Welche Pflichten haben Fernsehsender zur Berichterstattung und Programmvielfalt?
Fernsehsender, insbesondere die Anbieter freier Rundfunkprogramme, unterliegen gesetzlichen Anforderungen an ausgewogene Berichterstattung und Programmvielfalt. Diese sind vor allem im Medienstaatsvertrag festgelegt. Sie sollen eine möglichst breite gesellschaftliche, politische, kulturelle und weltanschauliche Meinungsvielfalt abbilden. Die Pflicht zur Ausgewogenheit bezieht sich insbesondere auf Nachrichtensendungen und politische Magazine. Private Sender haben mehr Freiheiten, während öffentlich-rechtliche Sender (wie ARD und ZDF) striktere Vorgaben erfüllen müssen, etwa durch Kontrolle von Rundfunk- und Fernsehräten. Die Landesmedienanstalten überwachen die Einhaltung der Vielfaltspflichten und können bei Verstößen Sanktionen verhängen.
Welche Rechtsfolgen drohen bei Verstößen gegen medienrechtliche Vorschriften im Fernsehen?
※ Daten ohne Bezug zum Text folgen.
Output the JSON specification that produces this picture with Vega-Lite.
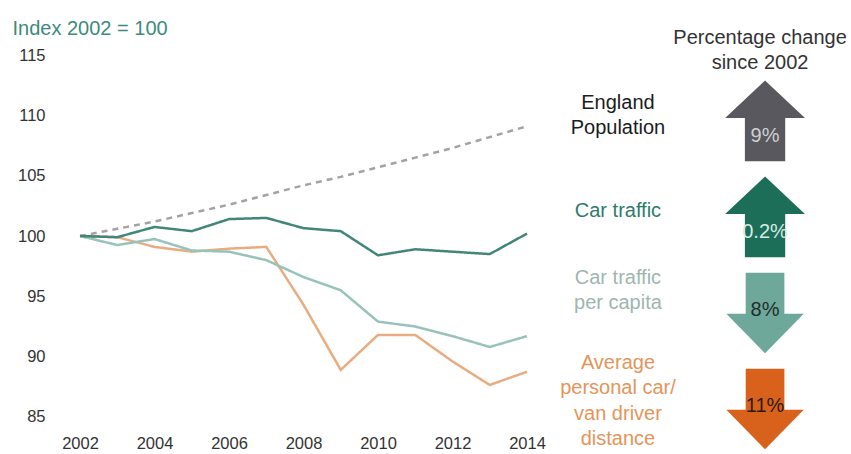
{
  "$schema": "https://vega.github.io/schema/vega-lite/v6.json",
  "autosize": {"type": "pad"},
  "padding": {"left": 12, "top": 18, "right": 0, "bottom": 0},
  "bounds": "flush",
  "spacing": 13,
  "config": {"view": {"stroke": null}, "font": "Liberation Sans"},
  "resolve": {"scale": {"x": "independent", "y": "independent", "color": "independent"}},
  "datasets": {
    "trend": [
      {"year": 2002, "series": "England Population", "value": 100},
      {"year": 2003, "series": "England Population", "value": 100.6},
      {"year": 2004, "series": "England Population", "value": 101.2},
      {"year": 2005, "series": "England Population", "value": 101.9},
      {"year": 2006, "series": "England Population", "value": 102.6},
      {"year": 2007, "series": "England Population", "value": 103.4},
      {"year": 2008, "series": "England Population", "value": 104.2},
      {"year": 2009, "series": "England Population", "value": 104.9},
      {"year": 2010, "series": "England Population", "value": 105.7},
      {"year": 2011, "series": "England Population", "value": 106.5},
      {"year": 2012, "series": "England Population", "value": 107.3},
      {"year": 2013, "series": "England Population", "value": 108.2},
      {"year": 2014, "series": "England Population", "value": 109.1},
      {"year": 2002, "series": "Average personal car/van driver distance", "value": 100},
      {"year": 2003, "series": "Average personal car/van driver distance", "value": 99.9},
      {"year": 2004, "series": "Average personal car/van driver distance", "value": 99.1},
      {"year": 2005, "series": "Average personal car/van driver distance", "value": 98.7},
      {"year": 2006, "series": "Average personal car/van driver distance", "value": 98.95},
      {"year": 2007, "series": "Average personal car/van driver distance", "value": 99.1},
      {"year": 2008, "series": "Average personal car/van driver distance", "value": 94.3},
      {"year": 2009, "series": "Average personal car/van driver distance", "value": 88.9},
      {"year": 2010, "series": "Average personal car/van driver distance", "value": 91.8},
      {"year": 2011, "series": "Average personal car/van driver distance", "value": 91.8},
      {"year": 2012, "series": "Average personal car/van driver distance", "value": 89.6},
      {"year": 2013, "series": "Average personal car/van driver distance", "value": 87.65},
      {"year": 2014, "series": "Average personal car/van driver distance", "value": 88.75},
      {"year": 2002, "series": "Car traffic per capita", "value": 100},
      {"year": 2003, "series": "Car traffic per capita", "value": 99.25},
      {"year": 2004, "series": "Car traffic per capita", "value": 99.75},
      {"year": 2005, "series": "Car traffic per capita", "value": 98.8},
      {"year": 2006, "series": "Car traffic per capita", "value": 98.7},
      {"year": 2007, "series": "Car traffic per capita", "value": 98.0},
      {"year": 2008, "series": "Car traffic per capita", "value": 96.6},
      {"year": 2009, "series": "Car traffic per capita", "value": 95.5},
      {"year": 2010, "series": "Car traffic per capita", "value": 92.9},
      {"year": 2011, "series": "Car traffic per capita", "value": 92.5},
      {"year": 2012, "series": "Car traffic per capita", "value": 91.7},
      {"year": 2013, "series": "Car traffic per capita", "value": 90.8},
      {"year": 2014, "series": "Car traffic per capita", "value": 91.7},
      {"year": 2002, "series": "Car traffic", "value": 100},
      {"year": 2003, "series": "Car traffic", "value": 99.9},
      {"year": 2004, "series": "Car traffic", "value": 100.75},
      {"year": 2005, "series": "Car traffic", "value": 100.4},
      {"year": 2006, "series": "Car traffic", "value": 101.4},
      {"year": 2007, "series": "Car traffic", "value": 101.5},
      {"year": 2008, "series": "Car traffic", "value": 100.65},
      {"year": 2009, "series": "Car traffic", "value": 100.4},
      {"year": 2010, "series": "Car traffic", "value": 98.4},
      {"year": 2011, "series": "Car traffic", "value": 98.9},
      {"year": 2012, "series": "Car traffic", "value": 98.7},
      {"year": 2013, "series": "Car traffic", "value": 98.5},
      {"year": 2014, "series": "Car traffic", "value": 100.2}
    ],
    "summary": [
      {"series": "England Population", "label": "England\nPopulation", "pct": "9%", "direction": "up"},
      {"series": "Car traffic", "label": "Car traffic", "pct": "0.2%", "direction": "up"},
      {"series": "Car traffic per capita", "label": "Car traffic\nper capita", "pct": "8%", "direction": "down"},
      {"series": "Average personal car/van driver distance", "label": "Average\npersonal car/\nvan driver\ndistance", "pct": "11%", "direction": "down"}
    ]
  },
  "hconcat": [
    {
      "width": 447,
      "height": 386,
      "data": {"name": "trend"},
      "mark": {"type": "line", "strokeWidth": 2.5},
      "encoding": {
        "x": {
          "field": "year", "type": "quantitative",
          "scale": {"domain": [2002, 2014], "nice": false, "zero": false},
          "axis": {"values": [2002, 2004, 2006, 2008, 2010, 2012, 2014], "format": "d", "domain": false, "ticks": false, "grid": false, "labelFontSize": 16.5, "labelColor": "#333333", "labelPadding": 6, "labelFlush": false, "title": null}
        },
        "y": {
          "field": "value", "type": "quantitative",
          "scale": {"domain": [84, 116], "nice": false, "zero": false},
          "axis": {"values": [85, 90, 95, 100, 105, 110, 115], "domain": false, "ticks": false, "grid": false, "labelFontSize": 16.5, "labelColor": "#333333", "labelPadding": 35, "title": "Index 2002 = 100", "titleAngle": 0, "titleAlign": "left", "titleBaseline": "alphabetic", "titleX": -68, "titleY": -9, "titleColor": "#3d8b7b", "titleFontSize": 20, "titleFontWeight": "normal"}
        },
        "color": {
          "field": "series", "type": "nominal",
          "scale": {"domain": ["England Population", "Average personal car/van driver distance", "Car traffic per capita", "Car traffic"], "range": ["#a3a3a3", "#e8ac80", "#98c3bb", "#428679"]},
          "legend": null
        },
        "strokeDash": {
          "field": "series", "type": "nominal",
          "scale": {"domain": ["England Population", "Average personal car/van driver distance", "Car traffic per capita", "Car traffic"], "range": [[6, 5], [1, 0], [1, 0], [1, 0]]},
          "legend": null
        }
      }
    },
    {
      "width": 303,
      "height": 400,
      "data": {"name": "summary"},
      "resolve": {"scale": {"color": "independent"}},
      "layer": [
        {
          "mark": {"type": "point", "filled": true, "opacity": 1, "size": 6500, "strokeWidth": 0},
          "encoding": {
            "x": {"datum": "arrow", "type": "nominal", "scale": {"type": "point", "domain": ["label", "arrow"], "padding": 0.53}, "axis": null},
            "y": {"field": "series", "type": "nominal", "scale": {"type": "point", "domain": ["England Population", "Car traffic", "Car traffic per capita", "Average personal car/van driver distance"], "padding": 0.583, "align": 0.696}, "axis": null},
            "shape": {"field": "direction", "type": "nominal", "scale": {"domain": ["up", "down"], "range": ["M0,-1L0.99,-0.07L0.5,-0.07L0.5,1L-0.5,1L-0.5,-0.07L-0.99,-0.07Z", "M-0.48,-1L0.48,-1L0.48,0.02L0.96,0.02L0,1L-0.96,0.02L-0.48,0.02Z"]}, "legend": null},
            "color": {"field": "series", "type": "nominal", "scale": {"domain": ["England Population", "Car traffic", "Car traffic per capita", "Average personal car/van driver distance"], "range": ["#58585e", "#1d6e59", "#6ea89b", "#d8621c"]}, "legend": null}
          }
        },
        {
          "transform": [{"filter": "datum.series === 'England Population'"}],
          "mark": {"type": "text", "fontSize": 20, "lineBreak": "\n", "lineHeight": 25.5, "align": "center", "baseline": "middle", "dy": -18, "color": "#1c1c1c"},
          "encoding": {
            "x": {"datum": "label", "type": "nominal"},
            "y": {"field": "series", "type": "nominal"},
            "text": {"field": "label"}
          }
        },
        {
          "transform": [{"filter": "datum.series === 'Car traffic'"}],
          "mark": {"type": "text", "fontSize": 20, "lineBreak": "\n", "lineHeight": 25.5, "align": "center", "baseline": "middle", "dy": -6, "color": "#2e7b6b"},
          "encoding": {
            "x": {"datum": "label", "type": "nominal"},
            "y": {"field": "series", "type": "nominal"},
            "text": {"field": "label"}
          }
        },
        {
          "transform": [{"filter": "datum.series === 'Car traffic per capita'"}],
          "mark": {"type": "text", "fontSize": 20, "lineBreak": "\n", "lineHeight": 25.5, "align": "center", "baseline": "middle", "dy": -35, "color": "#9fb5b0"},
          "encoding": {
            "x": {"datum": "label", "type": "nominal"},
            "y": {"field": "series", "type": "nominal"},
            "text": {"field": "label"}
          }
        },
        {
          "transform": [{"filter": "datum.series === 'Average personal car/van driver distance'"}],
          "mark": {"type": "text", "fontSize": 20, "lineBreak": "\n", "lineHeight": 25.5, "align": "center", "baseline": "middle", "dy": -46, "color": "#e3955a"},
          "encoding": {
            "x": {"datum": "label", "type": "nominal"},
            "y": {"field": "series", "type": "nominal"},
            "text": {"field": "label"}
          }
        },
        {
          "transform": [{"filter": "datum.direction === 'up'"}],
          "mark": {"type": "text", "fontSize": 20, "align": "center", "baseline": "middle", "dy": 15},
          "encoding": {
            "x": {"datum": "arrow", "type": "nominal"},
            "y": {"field": "series", "type": "nominal"},
            "text": {"field": "pct"},
            "color": {"field": "series", "type": "nominal", "scale": {"domain": ["England Population", "Car traffic"], "range": ["#cfcfd2", "#d5ebe4"]}, "legend": null}
          }
        },
        {
          "transform": [{"filter": "datum.direction === 'down'"}],
          "mark": {"type": "text", "fontSize": 20, "align": "center", "baseline": "middle", "dy": -3},
          "encoding": {
            "x": {"datum": "arrow", "type": "nominal"},
            "y": {"field": "series", "type": "nominal"},
            "text": {"field": "pct"},
            "color": {"field": "series", "type": "nominal", "scale": {"domain": ["Car traffic per capita", "Average personal car/van driver distance"], "range": ["#1f2e2a", "#2d1a0e"]}, "legend": null}
          }
        },
        {
          "data": {"values": [{"header": "Percentage change\nsince 2002"}]},
          "mark": {"type": "text", "fontSize": 20, "lineBreak": "\n", "lineHeight": 25, "align": "center", "baseline": "middle", "dy": -83, "dx": -5, "color": "#333333"},
          "encoding": {
            "x": {"datum": "arrow", "type": "nominal"},
            "y": {"datum": "England Population", "type": "nominal"},
            "text": {"field": "header"}
          }
        }
      ]
    }
  ]
}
Bei Verstößen gegen medienrechtliche Vorschriften sind die Rechtsfolgen vielfältig und reichen von Abmahnungen über Bußgelder bis hin zum Entzug der Rundfunklizenz. Die Landesmedienanstalten haben weitreichende Sanktionsmöglichkeiten. Im Einzelnen kann bei Verstößen gegen Vorgaben des Jugendmedienschutzes der Inhalt entfernt oder in der Ausstrahlung zeitlich beschnitten werden. Bei Verstößen gegen Werberegeln, Urheberrechte oder Vielfaltspflichten drohen Geldbußen, sogenannte Ordnungsgelder, die empfindlich hoch ausfallen können. In schwerwiegenden Fällen, etwa bei wiederholten oder besonders gravierenden Zuwiderhandlungen, kann die Sendeerlaubnis entzogen werden. Darüber hinaus können zivilrechtliche Ansprüche, beispielsweise von Urhebern oder Mitbewerbern, gegen den Sender geltend gemacht werden.